Opinion No. 01-1007 (2002)

JIM BATTIN

Attorney General of California — Opinion
April 3, 2002

BILL LOCKYER, Attorney General

BILL LOCKYER Attorney General GREGORY L. GONOT Deputy Attorney General

THE HONORABLE JIM BATTIN, MEMBER OF THE STATE SENATE, has requested an opinion on the following question:

May a trustee of the Lakeside Union School District serve simultaneously as a director of the Padre Dam Municipal Water District?

CONCLUSION
A trustee of the Lakeside Union School District may not serve simultaneously as a director of the Padre Dam Municipal Water District.

ANALYSIS
We are asked to determine whether a trustee on the governing board of the Lakeside Union School District (“School District”) may serve as a director on the governing board of the Padre Dam Municipal Water District (“Water District”). We conclude that these two offices may not be held at the same time due to the common law prohibition against holding incompatible public offices.

Formed in 1955 under the Municipal Water District Law of 1911 (Wat.

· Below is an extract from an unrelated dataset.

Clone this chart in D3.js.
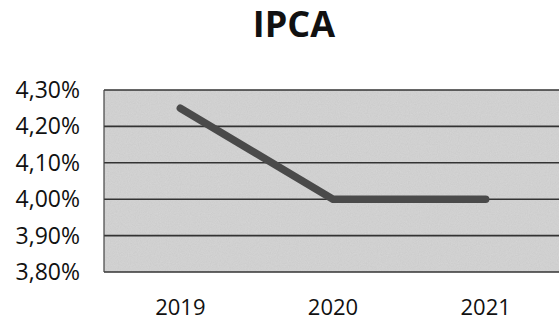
<!DOCTYPE html>
<html>
<head>
<meta charset="utf-8">
<script src="https://cdn.jsdelivr.net/npm/d3@7"></script>
<style>
  body { margin: 0; background: #fff; }
  svg { display: block; }
  text { font-family: "Open Sans", sans-serif; fill: #111; }
</style>
</head>
<body>
<svg width="559" height="323"></svg>
<script>
const years = ["2019", "2020", "2021"];
const ipca = [4.25, 4.00, 4.00];
const yTicks = [3.8, 3.9, 4.0, 4.1, 4.2, 4.3];

const margin = { top: 90, right: -3, bottom: 51, left: 104 },
  width = 559 - margin.left - margin.right,
  height = 323 - margin.top - margin.bottom;

const svg = d3.select('svg');

const defs = svg.append('defs');
const grain = defs.append('filter').attr('id', 'grain')
  .attr('x', 0).attr('y', 0).attr('width', 1).attr('height', 1);
grain.append('feTurbulence')
  .attr('type', 'fractalNoise')
  .attr('baseFrequency', 0.9)
  .attr('numOctaves', 2)
  .attr('result', 'noise');
grain.append('feColorMatrix')
  .attr('type', 'matrix')
  .attr('values', '0 0 0 0 0  0 0 0 0 0  0 0 0 0 0  0 0 0 0.12 0')
  .attr('result', 'dots');
grain.append('feComposite').attr('in', 'dots').attr('in2', 'SourceGraphic').attr('operator', 'over');

svg.append('text')
  .attr('x', 294)
  .attr('y', 37)
  .attr('text-anchor', 'middle')
  .attr('font-weight', 'bold')
  .attr('font-size', 36)
  .text('IPCA');

const g = svg.append('g')
  .attr('transform', `translate(${margin.left},${margin.top})`);

const x = d3.scalePoint()
  .domain(years)
  .range([0, width])
  .padding(0.5);

const y = d3.scaleLinear()
  .domain([3.8, 4.3])
  .range([height, 0]);

g.append('rect')
  .attr('width', width)
  .attr('height', height)
  .attr('fill', '#d6d6d6')
  .attr('filter', 'url(#grain)');

g.selectAll('.grid')
  .data(yTicks)
  .enter()
  .append('line')
  .attr('class', 'grid')
  .attr('x1', 0)
  .attr('x2', width)
  .attr('y1', d => y(d))
  .attr('y2', d => y(d))
  .attr('stroke', '#333')
  .attr('stroke-width', 1.6);

g.append('line')
  .attr('x1', 0).attr('x2', 0)
  .attr('y1', 0).attr('y2', height)
  .attr('stroke', '#444')
  .attr('stroke-width', 1.2);

const fmt = d => d.toFixed(2).replace('.', ',') + '%';

g.selectAll('.ylabel')
  .data(yTicks)
  .enter()
  .append('text')
  .attr('class', 'ylabel')
  .attr('x', -24)
  .attr('y', d => y(d))
  .attr('dy', '0.35em')
  .attr('text-anchor', 'end')
  .attr('font-size', 23)
  .text(fmt);

g.selectAll('.xlabel')
  .data(years)
  .enter()
  .append('text')
  .attr('class', 'xlabel')
  .attr('x', d => x(d))
  .attr('y', height + 43)
  .attr('text-anchor', 'middle')
  .attr('font-size', 22)
  .text(d => d);

const line = d3.line()
  .x((d, i) => x(years[i]))
  .y(d => y(d));

g.append('path')
  .datum(ipca)
  .attr('d', line)
  .attr('fill', 'none')
  .attr('stroke', '#4a4a4a')
  .attr('stroke-width', 7.5)
  .attr('stroke-linecap', 'round')
  .attr('stroke-linejoin', 'round');
</script>
</body>
</html>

Code, §§ 71000-73001), the Water District is a multi-purpose public entity providing wholesale and retail water; wastewater collection, disposal, and treatment; water recycling; and recreation at a regional park and campground. (See Carlton Santee Corp. v. Padre Dam Mun. Water Dist. (1981) 120 Cal.App.3d 14.) The Water District sells water to the Lakeside Water District and the Riverview Water District which in turn sell water to the School District.

While the School District is within the boundaries of the Water District, it currently does not receive any services directly from the Water District. The School District obtains most of its irrigation water from its own wells rather than from its two water agency suppliers. Certain property belonging to the School District utilizes septic tanks and would likely receive sanitation services from the Water District if the School District were to obtain a sewer hookup for the property.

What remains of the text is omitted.